Belle Lin writing for The Intercept shares a lot of scary info.
This targeted advertising might be inherently problematic. Perhaps landlords could use it to make sure that their high end condo properties are only advertised to highly educated, natural blondes with Elizabeth Hurley accents.
If the bot that filters and triages your phone call to your bank or brokerage house tries to bully you into submitting to signing up for the ease and security of "voice recognition", think twice.
Once your voice is in a database, law enforcement can get it, too. Your voiceprint can be matched with any other conversation "you" might have anywhere at all.
This week, Apple realized that some app developers were able to capture a lot more information than they ought to have had through a screen-reading app.
Legal blogger Haim Ravia summarizes the month's top privacy news for law firm Pearl Cohen Zedek Latzer Baratz, touching on espionage by smartphone, whether or not law enforcement may compel suspects to use biometrics to unlock private smartphones, and that amusement parks can be successfully sued for collecting fingerprints.

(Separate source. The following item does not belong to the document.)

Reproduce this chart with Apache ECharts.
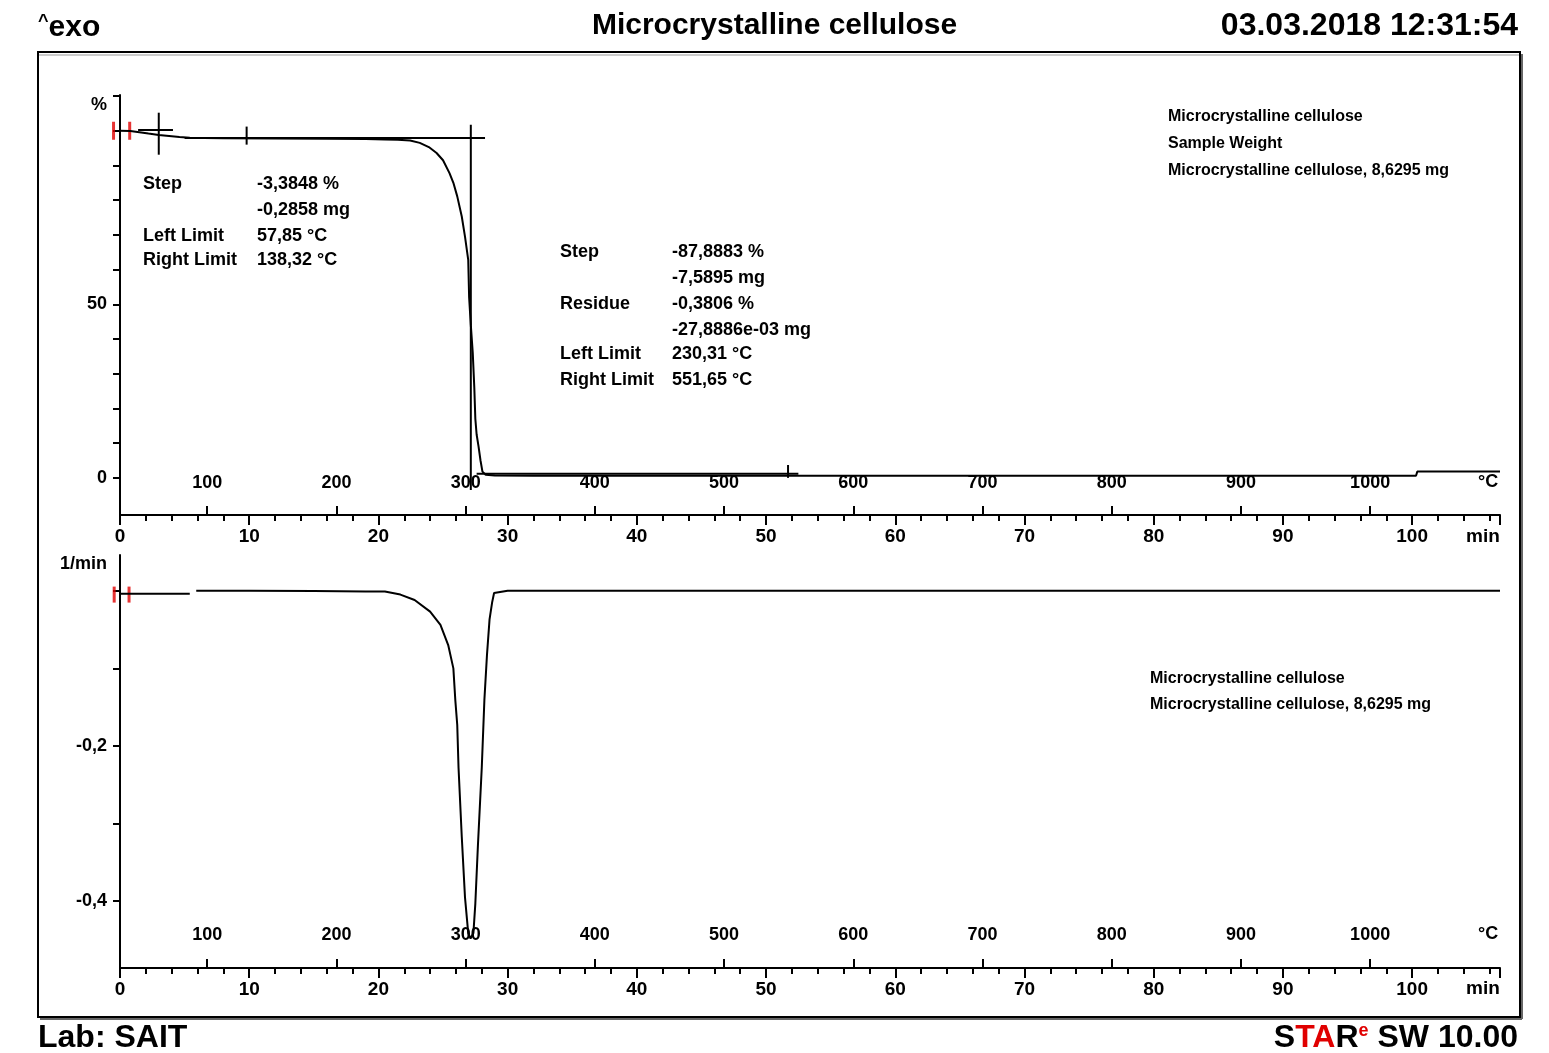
<!DOCTYPE html>
<html><head><meta charset="utf-8">
<script src="https://cdn.jsdelivr.net/npm/echarts@6/dist/echarts.min.js"></script>
<style>html,body{margin:0;padding:0;background:#fff}#c{width:1549px;height:1053px}</style>
</head><body><div id="c"></div>
<script>
// ---------- data ----------
const timeLabels = [0,10,20,30,40,50,60,70,80,90,100];
const timeMinorTicks = [0,2,4,6,8,10,12,14,16,18,20,22,24,26,28,30,32,34,36,38,40,42,44,46,48,50,52,54,56,58,60,62,64,66,68,70,72,74,76,78,80,82,84,86,88,90,92,94,96,98,100,102,104,106];
const tempLabels = [100,200,300,400,500,600,700,800,900,1000];
const tStart = 32.5;        // °C at 0 min
const heatRate = 10;        // K/min
const tMax = 106.8;         // min at right end
const massTicks = [0,10,20,30,40,50,60,70,80,90,100,110];
const massLabels = [0,50];
const rateTicks = [-0.4,-0.3,-0.2,-0.1,0];
const rateLabels = [-0.4,-0.2];

const tgaTime = [-1.0,0,0.8,1.5,2.2,3.0,3.8,4.6,5.4,6.5,8,12,16,19,20.5,21.5,22.45,23.2,23.9,24.5,25.0,25.5,25.8,26.1,26.45,26.7,26.95,27.02,27.15,27.3,27.42,27.5,27.6,27.75,27.9,28.05,28.3,29,32,40,50,60,70,80,90,100.3,100.4,106.8];
const tgaMass = [100.0,100.0,99.9,99.6,99.2,98.8,98.5,98.2,98.0,97.9,97.85,97.8,97.7,97.6,97.5,97.4,97.2,96.5,95.3,93.6,91.5,87.8,85.0,81.1,75.3,69.5,62.8,52.0,44.0,36.0,26.0,17.0,12.5,9.0,5.0,1.8,0.9,0.7,0.6,0.6,0.6,0.6,0.6,0.6,0.6,0.6,1.8,1.8];

const dtgTime = [-1.0,0,2,4,5.4,5.6,5.9,10,15,19,20.5,21.7,22.8,24.0,24.8,25.4,25.8,25.95,26.1,26.2,26.45,26.7,26.95,27.13,27.35,27.5,27.7,28.0,28.2,28.4,28.6,28.8,28.95,30,40,60,80,100,106.8];
const dtgRate = [-0.004,-0.004,-0.004,-0.004,-0.004,null,0.0,0.0,-0.0005,-0.001,-0.001,-0.005,-0.012,-0.027,-0.044,-0.070,-0.100,-0.141,-0.173,-0.228,-0.317,-0.395,-0.441,-0.448,-0.441,-0.403,-0.328,-0.227,-0.141,-0.083,-0.037,-0.015,-0.003,0.0,0.0,0.0,0.0,0.0,0.0];

// evaluation marker segments on the TGA panel: [t1, v1, t2, v2]
const evalSegments = [
  [1.4,100.2,4.1,100.2],
  [3.0,93.1,3.0,105.2],
  [9.8,96.0,9.8,101.2],
  [5.0,97.9,28.25,97.9],
  [27.15,-3.5,27.15,101.7],
  [27.6,1.2,52.5,1.2],
  [51.7,0.0,51.7,3.7]
];
const tgaRedMarks = [[-0.5,100],[0.75,100]];
const dtgRedMarks = [[-0.45,-0.005],[0.7,-0.005]];

// ---------- chart ----------
const FONT = 'Liberation Sans';
const black = '#000';
const chart = echarts.init(document.getElementById('c'), null, {renderer:'canvas'});

function timeAxis(grid){
  return {gridIndex:grid,type:'value',position:'bottom',min:0,max:tMax,interval:10,
    axisLine:{onZero:false,lineStyle:{color:black,width:2}},
    axisTick:{length:10,lineStyle:{color:black,width:2}},
    axisLabel:{color:black,fontFamily:FONT,fontWeight:'bold',fontSize:19,margin:12,
      customValues:timeLabels,formatter:v=>String(v)},
    splitLine:{show:false}};
}
function minorAxis(grid){
  return {gridIndex:grid,type:'value',position:'bottom',min:0,max:tMax,
    axisLine:{show:false,onZero:false},
    axisTick:{length:6,customValues:timeMinorTicks,lineStyle:{color:black,width:2}},
    axisLabel:{show:false},splitLine:{show:false}};
}
function tempAxis(grid,margin){
  return {gridIndex:grid,type:'value',position:'bottom',min:tStart,max:tStart+heatRate*tMax,
    axisLine:{show:false,onZero:false},
    axisTick:{inside:true,length:9,customValues:tempLabels,lineStyle:{color:black,width:2}},
    axisLabel:{inside:true,margin:margin,customValues:tempLabels,color:black,fontFamily:FONT,fontWeight:'bold',fontSize:18,
      formatter:v=>String(v)},
    splitLine:{show:false}};
}
const xAxes = [timeAxis(0),minorAxis(0),tempAxis(0,23),timeAxis(1),minorAxis(1),tempAxis(1,24)];

const yAxes = [
  {gridIndex:0,type:'value',min:-10.7,max:110.3,
    axisLine:{onZero:false,lineStyle:{color:black,width:2}},
    axisTick:{length:7,customValues:massTicks,lineStyle:{color:black,width:2}},
    axisLabel:{customValues:massLabels.concat([107.5]),margin:13,color:black,fontFamily:FONT,fontWeight:'bold',fontSize:18,
      formatter:v=>v>100?'%':String(v)},
    splitLine:{show:false}},
  {gridIndex:1,type:'value',min:-0.486,max:0.046,
    axisLine:{onZero:false,lineStyle:{color:black,width:2}},
    axisTick:{length:7,customValues:rateTicks,lineStyle:{color:black,width:2}},
    axisLabel:{customValues:rateLabels.concat([0.034]),margin:13,color:black,fontFamily:FONT,fontWeight:'bold',fontSize:18,
      formatter:v=>v>0?'1/min':v.toFixed(1).replace('.',',')},
    splitLine:{show:false}}
];

const series = [];
series.push({type:'line',xAxisIndex:0,yAxisIndex:0,data:tgaTime.map((t,i)=>[t,tgaMass[i]]),
  showSymbol:false,clip:false,lineStyle:{color:black,width:2},silent:true});
evalSegments.forEach(s=>{
  series.push({type:'line',xAxisIndex:0,yAxisIndex:0,data:[[s[0],s[1]],[s[2],s[3]]],
    showSymbol:false,clip:false,lineStyle:{color:black,width:2},silent:true});
});
series.push({type:'scatter',xAxisIndex:0,yAxisIndex:0,data:tgaRedMarks,symbol:'rect',symbolSize:[3,18],clip:false,itemStyle:{color:'#e00000'},silent:true});
series.push({type:'line',xAxisIndex:3,yAxisIndex:1,data:dtgTime.map((t,i)=>[t,dtgRate[i]===null?'-':dtgRate[i]]),
  showSymbol:false,clip:false,connectNulls:false,lineStyle:{color:black,width:2},silent:true});
series.push({type:'scatter',xAxisIndex:3,yAxisIndex:1,data:dtgRedMarks,symbol:'rect',symbolSize:[3,16],clip:false,itemStyle:{color:'#e00000'},silent:true});

function txt(left,top,text,size,extra){
  return Object.assign({type:'text',left:left,top:top,style:{text:text,fill:black,font:'bold '+size+'px "'+FONT+'"'}},extra||{});
}
const graphics = [
  {type:'rect',shape:{x:38,y:52,width:1482,height:965},style:{fill:null,stroke:'#000',lineWidth:2}},
  {type:'line',shape:{x1:1522,y1:54,x2:1522,y2:1019},style:{stroke:'#666',lineWidth:2}},
  {type:'line',shape:{x1:40,y1:1019,x2:1522,y2:1019},style:{stroke:'#666',lineWidth:2}},
  {type:'line',shape:{x1:39,y1:55,x2:1519,y2:55},style:{stroke:'#999',lineWidth:1}},
  // header
  {type:'text',left:38,top:13,style:{rich:{s:{font:'bold 18px "'+FONT+'"',fill:black,verticalAlign:'top'},b:{font:'bold 30px "'+FONT+'"',fill:black}},text:'{s|^}{b|exo}'}},
  {type:'text',left:'center',top:11,style:{text:'Microcrystalline cellulose',fill:black,font:'bold 30px "'+FONT+'"'}},
  {type:'text',right:31,top:10,style:{text:'03.03.2018 12:31:54',fill:black,font:'bold 32px "'+FONT+'"'}},
  // footer
  txt(38,1022,'Lab: SAIT',32),
  {type:'text',right:31,top:1022,style:{rich:{k:{font:'bold 32px "'+FONT+'"',fill:black},r:{font:'bold 32px "'+FONT+'"',fill:'#e00000'},e:{font:'bold 18px "'+FONT+'"',fill:'#e00000',verticalAlign:'top'}},text:'{k|S}{r|TA}{k|R}{e|e}{k| SW 10.00}'}},
  // units on time / temperature rows
  txt(1466,527,'min',19), txt(1478,473,'°C',18),
  txt(1466,979,'min',19), txt(1478,925,'°C',18),
  // top-right info
  txt(1168,109,'Microcrystalline cellulose',16),
  txt(1168,136,'Sample Weight',16),
  txt(1168,163,'Microcrystalline cellulose, 8,6295 mg',16),
  // lower-right info
  txt(1150,671,'Microcrystalline cellulose',16),
  txt(1150,697,'Microcrystalline cellulose, 8,6295 mg',16),
  // step 1 evaluation
  txt(143,175,'Step',18), txt(257,175,'-3,3848 %',18),
  txt(257,201,'-0,2858 mg',18),
  txt(143,227,'Left Limit',18), txt(257,227,'57,85 °C',18),
  txt(143,251,'Right Limit',18), txt(257,251,'138,32 °C',18),
  // step 2 evaluation
  txt(560,243,'Step',18), txt(672,243,'-87,8883 %',18),
  txt(672,269,'-7,5895 mg',18),
  txt(560,295,'Residue',18), txt(672,295,'-0,3806 %',18),
  txt(672,321,'-27,8886e-03 mg',18),
  txt(560,345,'Left Limit',18), txt(672,345,'230,31 °C',18),
  txt(560,371,'Right Limit',18), txt(672,371,'551,65 °C',18)
];

chart.setOption({
  animation:false,
  backgroundColor:'#fff',
  grid:[
    {left:120,top:95,width:1380,height:420,outerBoundsMode:'none',containLabel:false},
    {left:120,top:555,width:1380,height:413,outerBoundsMode:'none',containLabel:false}
  ],
  xAxis:xAxes,
  yAxis:yAxes,
  series:series,
  graphic:graphics
});
</script></body></html>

The crux of the problem with collecting biometric data without permission, and perhaps of secretly recording people in their own homes is the Fifth Amendment (the American citizens' right not to incriminate oneself.)
On the other hand, anything you say when speaking to Alexa seems to count as if you are talking to Amazon, and is not protected if Amazon (as one party in the conversation) elects to reveal what you said to it.